Kınamanın de bir ölçüsü var çok fazla kınamayın ki başınıza gelmesin.. İnsanları fazla aşağılamayın itham etmeyin ki yarın aynı duruma sizde düşebilirsiniz. İyilikte olsun ve kötülük de olsun itham etmek de ve övmekte haddi aşmamak insanın akıl karıdır. Çünkü haddi aşmakta ve direnmekte gizli kibir yani enaniyet (gizli şirk) vardır.. Gece gündüz zikir ibadet yapıyor sabah halka kötü davranıyor haklarında kötü düşünüyorsan ona takva denmez murdar olursun.
Sözde Milli görüşçü saadet ve tabanı ithamlarında o denli hadleri aştılar ki kendileri çukurun içine düştüklerinin farkında bile değiller.. Bakıyorlar ama görmüyorlar.. Maraz hastalığına tutulmuşlar.. Marazın ibtilası bünyelerini o kadar sarmışki tedavi edilmeyecek derecede gözler ve kalbler kararmış.. Her söze ve içraata karşı söyleyecek sözleri söylemleri itirazları var. Beyinlerimiz error veriyor.

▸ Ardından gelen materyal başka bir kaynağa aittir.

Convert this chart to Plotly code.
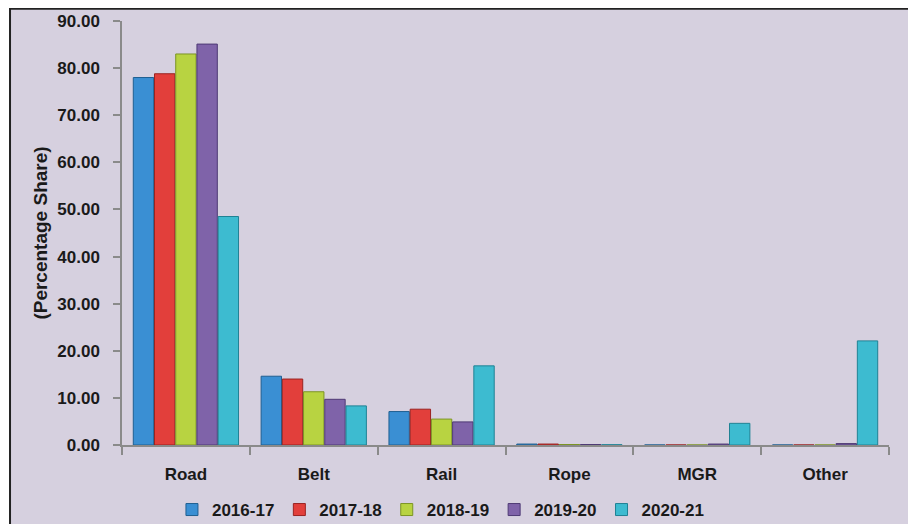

Maraz iyetleri Ak parti, ve tabanını tekfir edecek derecede alay içinde. Hiç bir içraatı beğenmedikleri yerden yere vurdukları gibi ak partinin din derdi ve gayreti içinde olmadığını ifade ediyorlar. Kendilerini ise tam aksi aklın üstünde bir akılla hareket ettikleri zannında.. Ancak ortada görünen tablo hiçde öyle söylemiyor.. Söz ve eylemleri tezat içinde.. İfsad içindeler ama ifsadla suçluyorlar.. Talutun ordusu içindeki azınlığın kendileri olduğu kanısındalar..
İleri derecede nice tanıdığımız dostlarımız var ki Tayyib deyince şeytan görmüşe ve çarpmışa dönüyor.. Kin kusuyorlar.. Buda yetmez gibi bir kişiye karşı olan kinlerinden dolayı taraftarlarınada kin güdüyorlar. Din gayreti ve derdi içinde olduklarını söylüyorlar ama kinlerinden sarhoş olmuşlar. İşte maraz insanı bu denli ifsad eder..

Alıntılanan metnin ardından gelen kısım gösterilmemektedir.